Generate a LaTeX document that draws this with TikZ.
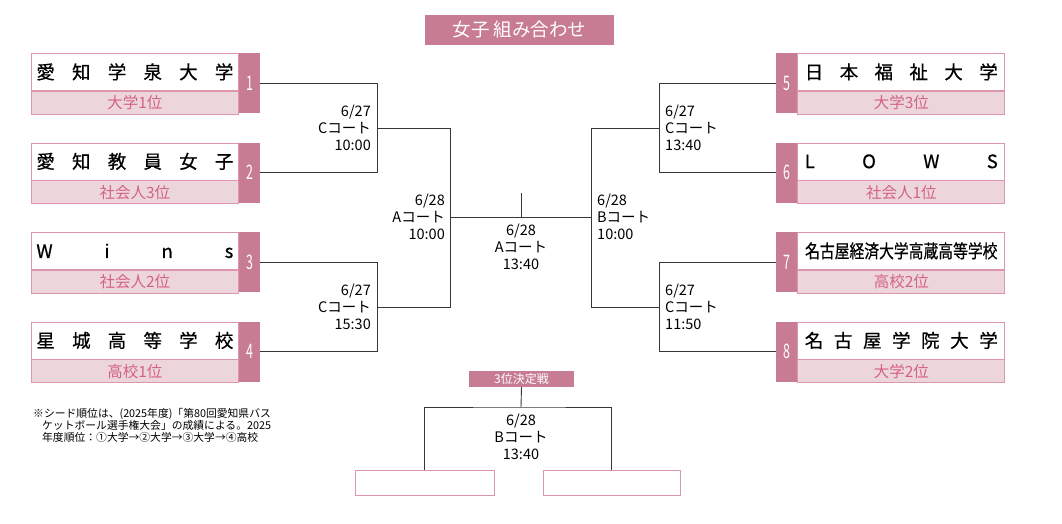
\documentclass[tikz,border=0pt]{standalone}
\usepackage{fontspec}
\setmainfont{Noto Sans CJK JP}
\newfontfamily\namefont[FakeBold=0.6]{Noto Sans CJK JP}
\newfontfamily\condfont[FakeStretch=0.8,FakeBold=0.6]{Noto Sans CJK JP}
\newfontfamily\seedfont[FakeStretch=0.62]{Noto Sans CJK JP}
\usepackage{xcolor}
\usetikzlibrary{positioning, calc}
\definecolor{seedpink}{RGB}{200,124,147}
\definecolor{rankpink}{RGB}{237,213,220}
\definecolor{linepink}{RGB}{222,150,172}
\definecolor{rankred}{RGB}{212,98,130}
\definecolor{wiregray}{RGB}{55,55,55}

\begin{document}
\begin{tikzpicture}[x=1pt, y=-1pt,
  namebox/.style = {rectangle, draw=linepink, fill=white, line width=0.8pt,
                    minimum width=207pt, minimum height=37pt, inner sep=0,
                    font=\namefont\fontsize{18.5}{18.5}\selectfont},
  rankbox/.style = {rectangle, draw=linepink, fill=rankpink, line width=0.8pt,
                    minimum width=207pt, minimum height=23pt, inner sep=0,
                    text=rankred, font=\fontsize{15.5}{15.5}\selectfont},
  seedbox/.style = {rectangle, fill=seedpink, text=white,
                    minimum width=21pt, minimum height=60pt, inner sep=0,
                    font=\seedfont\fontsize{20}{20}\selectfont},
  blank/.style   = {rectangle, draw=linepink, fill=white, line width=0.8pt,
                    minimum height=25pt, inner sep=0},
  tag/.style     = {rectangle, fill=seedpink, text=white, inner sep=0},
  wire/.style    = {draw=wiregray, line width=0.9pt},
  info/.style    = {font=\fontsize{14.5}{16.8}\selectfont, inner sep=0},
]
\useasboundingbox (0,0) rectangle (1062,524);
% ── title ──
\node[tag, minimum width=189pt, minimum height=30pt,
      font=\fontsize{18.5}{18.5}\selectfont] (title) at (519.5,30) {女子 組み合わせ};
% ── left teams ──
\foreach \i/\top/\team/\rank in {
    1/53/{愛\hfill 知\hfill 学\hfill 泉\hfill 大\hfill 学}/大学1位,
    2/142.5/{愛\hfill 知\hfill 教\hfill 員\hfill 女\hfill 子}/社会人3位,
    3/232/{W\hfill i\hfill n\hfill s}/社会人2位,
    4/321.5/{星\hfill 城\hfill 高\hfill 等\hfill 学\hfill 校}/高校1位}
{
  \node[namebox, anchor=north west] (n\i) at (31,\top) {\makebox[197pt]{\team}};
  \node[rankbox, below=0pt of n\i] (r\i) {\rank};
  \node[seedbox, anchor=north west] (s\i) at (n\i.north east) {\i};
}
% ── right teams ──
\foreach \i/\top/\team/\rank in {
    5/53/{日\hfill 本\hfill 福\hfill 祉\hfill 大\hfill 学}/大学3位,
    6/142.5/{L\hfill O\hfill W\hfill S}/社会人1位,
    7/232/{\condfont 名古屋経済大学高蔵高等学校}/高校2位,
    8/321.5/{名\hfill 古\hfill 屋\hfill 学\hfill 院\hfill 大\hfill 学}/大学2位}
{
  \node[seedbox, anchor=north west] (s\i) at (776,\top) {\i};
  \node[namebox, anchor=north west] (n\i) at (s\i.north east) {\makebox[193pt]{\team}};
  \node[rankbox, below=0pt of n\i] (r\i) {\rank};
}
% ── bracket ──
\coordinate (a1) at (377,128);
\coordinate (a2) at (377,307);
\coordinate (a3) at (659,128);
\coordinate (a4) at (659,307);
\coordinate (b1) at (450,217);
\coordinate (b2) at (591,217);
\coordinate (top) at (521,193);
\draw[wire] (s1.east) -| (a1);
\draw[wire] (s2.east) -| (a1);
\draw[wire] (s3.east) -| (a2);
\draw[wire] (s4.east) -| (a2);
\draw[wire] (s5.west) -| (a3);
\draw[wire] (s6.west) -| (a3);
\draw[wire] (s7.west) -| (a4);
\draw[wire] (s8.west) -| (a4);
\draw[wire] (a1) -| (b1);
\draw[wire] (a2) -| (b1);
\draw[wire] (a3) -| (b2);
\draw[wire] (a4) -| (b2);
\draw[wire] (b1) -- (b2);
\draw[wire] (top) -- (top |- b1);
% ── match info ──
\node[info, align=right, anchor=east] (g1) at ($(a1)+(-6,0)$) {6/27\\Cコート\\10:00};
\node[info, align=right, anchor=east] (g2) at ($(a2)+(-6,0)$) {6/27\\Cコート\\15:30};
\node[info, align=left, anchor=west] (g3) at ($(a3)+(6,0)$) {6/27\\Cコート\\13:40};
\node[info, align=left, anchor=west] (g4) at ($(a4)+(6,0)$) {6/27\\Cコート\\11:50};
\node[info, align=right, anchor=east] (g5) at ($(b1)+(-5,0)$) {6/28\\Aコート\\10:00};
\node[info, align=left, anchor=west] (g6) at ($(b2)+(6,0)$) {6/28\\Bコート\\10:00};
\node[info, align=center] (g7) at (521,247) {6/28\\Aコート\\13:40};
% ── 3rd place ──
\node[tag, minimum width=105pt, minimum height=16pt,
      font=\fontsize{12}{12}\selectfont] (t3) at (521.5,379) {3位決定戦};
\node[blank, minimum width=139pt] (e1) at (424.5,482.5) {};
\node[blank, minimum width=137pt] (e2) at (611.5,482.5) {};
\coordinate (h3) at (521,407);
\draw[wire] (t3.south) -- (h3);
\draw[wire] (e1.north) |- (h3) -| (e2.north);
\node[info, align=center] (g8) at (521,437) {6/28\\Bコート\\13:40};
% ── note ──
\node[inner sep=0, anchor=north west, align=left,
      font=\fontsize{10.8}{12}\selectfont] (note) at (33,408)
  {※シード順位は、(2025年度)「第80回愛知県バス\\
   \hspace*{9pt}ケットボール選手権大会」の成績による。2025\\
   \hspace*{9pt}年度順位：①大学→②大学→③大学→④高校};
\end{tikzpicture}
\end{document}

[Objective]
Copy the listing word for word, excluding its pictures.

[Solved exercise]
Generate a LaTeX document that draws this with TikZ.
\documentclass[tikz,border=0pt]{standalone}
\usepackage{fontspec}
\setmainfont{Noto Sans CJK JP}
\newfontfamily\namefont[FakeBold=0.6]{Noto Sans CJK JP}
\newfontfamily\condfont[FakeStretch=0.8,FakeBold=0.6]{Noto Sans CJK JP}
\newfontfamily\seedfont[FakeStretch=0.62]{Noto Sans CJK JP}
\usepackage{xcolor}
\usetikzlibrary{positioning, calc}
\definecolor{seedpink}{RGB}{200,124,147}
\definecolor{rankpink}{RGB}{237,213,220}
\definecolor{linepink}{RGB}{222,150,172}
\definecolor{rankred}{RGB}{212,98,130}
\definecolor{wiregray}{RGB}{55,55,55}

\begin{document}
\begin{tikzpicture}[x=1pt, y=-1pt,
  namebox/.style = {rectangle, draw=linepink, fill=white, line width=0.8pt,
                    minimum width=207pt, minimum height=37pt, inner sep=0,
                    font=\namefont\fontsize{18.5}{18.5}\selectfont},
  rankbox/.style = {rectangle, draw=linepink, fill=rankpink, line width=0.8pt,
                    minimum width=207pt, minimum height=23pt, inner sep=0,
                    text=rankred, font=\fontsize{15.5}{15.5}\selectfont},
  seedbox/.style = {rectangle, fill=seedpink, text=white,
                    minimum width=21pt, minimum height=60pt, inner sep=0,
                    font=\seedfont\fontsize{20}{20}\selectfont},
  blank/.style   = {rectangle, draw=linepink, fill=white, line width=0.8pt,
                    minimum height=25pt, inner sep=0},
  tag/.style     = {rectangle, fill=seedpink, text=white, inner sep=0},
  wire/.style    = {draw=wiregray, line width=0.9pt},
  info/.style    = {font=\fontsize{14.5}{16.8}\selectfont, inner sep=0},
]
\useasboundingbox (0,0) rectangle (1062,524);
% ── title ──
\node[tag, minimum width=189pt, minimum height=30pt,
      font=\fontsize{18.5}{18.5}\selectfont] (title) at (519.5,30) {女子 組み合わせ};
% ── left teams ──
\foreach \i/\top/\team/\rank in {
    1/53/{愛\hfill 知\hfill 学\hfill 泉\hfill 大\hfill 学}/大学1位,
    2/142.5/{愛\hfill 知\hfill 教\hfill 員\hfill 女\hfill 子}/社会人3位,
    3/232/{W\hfill i\hfill n\hfill s}/社会人2位,
    4/321.5/{星\hfill 城\hfill 高\hfill 等\hfill 学\hfill 校}/高校1位}
{
  \node[namebox, anchor=north west] (n\i) at (31,\top) {\makebox[197pt]{\team}};
  \node[rankbox, below=0pt of n\i] (r\i) {\rank};
  \node[seedbox, anchor=north west] (s\i) at (n\i.north east) {\i};
}
% ── right teams ──
\foreach \i/\top/\team/\rank in {
    5/53/{日\hfill 本\hfill 福\hfill 祉\hfill 大\hfill 学}/大学3位,
    6/142.5/{L\hfill O\hfill W\hfill S}/社会人1位,
    7/232/{\condfont 名古屋経済大学高蔵高等学校}/高校2位,
    8/321.5/{名\hfill 古\hfill 屋\hfill 学\hfill 院\hfill 大\hfill 学}/大学2位}
{
  \node[seedbox, anchor=north west] (s\i) at (776,\top) {\i};
  \node[namebox, anchor=north west] (n\i) at (s\i.north east) {\makebox[193pt]{\team}};
  \node[rankbox, below=0pt of n\i] (r\i) {\rank};
}
% ── bracket ──
\coordinate (a1) at (377,128);
\coordinate (a2) at (377,307);
\coordinate (a3) at (659,128);
\coordinate (a4) at (659,307);
\coordinate (b1) at (450,217);
\coordinate (b2) at (591,217);
\coordinate (top) at (521,193);
\draw[wire] (s1.east) -| (a1);
\draw[wire] (s2.east) -| (a1);
\draw[wire] (s3.east) -| (a2);
\draw[wire] (s4.east) -| (a2);
\draw[wire] (s5.west) -| (a3);
\draw[wire] (s6.west) -| (a3);
\draw[wire] (s7.west) -| (a4);
\draw[wire] (s8.west) -| (a4);
\draw[wire] (a1) -| (b1);
\draw[wire] (a2) -| (b1);
\draw[wire] (a3) -| (b2);
\draw[wire] (a4) -| (b2);
\draw[wire] (b1) -- (b2);
\draw[wire] (top) -- (top |- b1);
% ── match info ──
\node[info, align=right, anchor=east] (g1) at ($(a1)+(-6,0)$) {6/27\\Cコート\\10:00};
\node[info, align=right, anchor=east] (g2) at ($(a2)+(-6,0)$) {6/27\\Cコート\\15:30};
\node[info, align=left, anchor=west] (g3) at ($(a3)+(6,0)$) {6/27\\Cコート\\13:40};
\node[info, align=left, anchor=west] (g4) at ($(a4)+(6,0)$) {6/27\\Cコート\\11:50};
\node[info, align=right, anchor=east] (g5) at ($(b1)+(-5,0)$) {6/28\\Aコート\\10:00};
\node[info, align=left, anchor=west] (g6) at ($(b2)+(6,0)$) {6/28\\Bコート\\10:00};
\node[info, align=center] (g7) at (521,247) {6/28\\Aコート\\13:40};
% ── 3rd place ──
\node[tag, minimum width=105pt, minimum height=16pt,
      font=\fontsize{12}{12}\selectfont] (t3) at (521.5,379) {3位決定戦};
\node[blank, minimum width=139pt] (e1) at (424.5,482.5) {};
\node[blank, minimum width=137pt] (e2) at (611.5,482.5) {};
\coordinate (h3) at (521,407);
\draw[wire] (t3.south) -- (h3);
\draw[wire] (e1.north) |- (h3) -| (e2.north);
\node[info, align=center] (g8) at (521,437) {6/28\\Bコート\\13:40};
% ── note ──
\node[inner sep=0, anchor=north west, align=left,
      font=\fontsize{10.8}{12}\selectfont] (note) at (33,408)
  {※シード順位は、(2025年度)「第80回愛知県バス\\
   \hspace*{9pt}ケットボール選手権大会」の成績による。2025\\
   \hspace*{9pt}年度順位：①大学→②大学→③大学→④高校};
\end{tikzpicture}
\end{document}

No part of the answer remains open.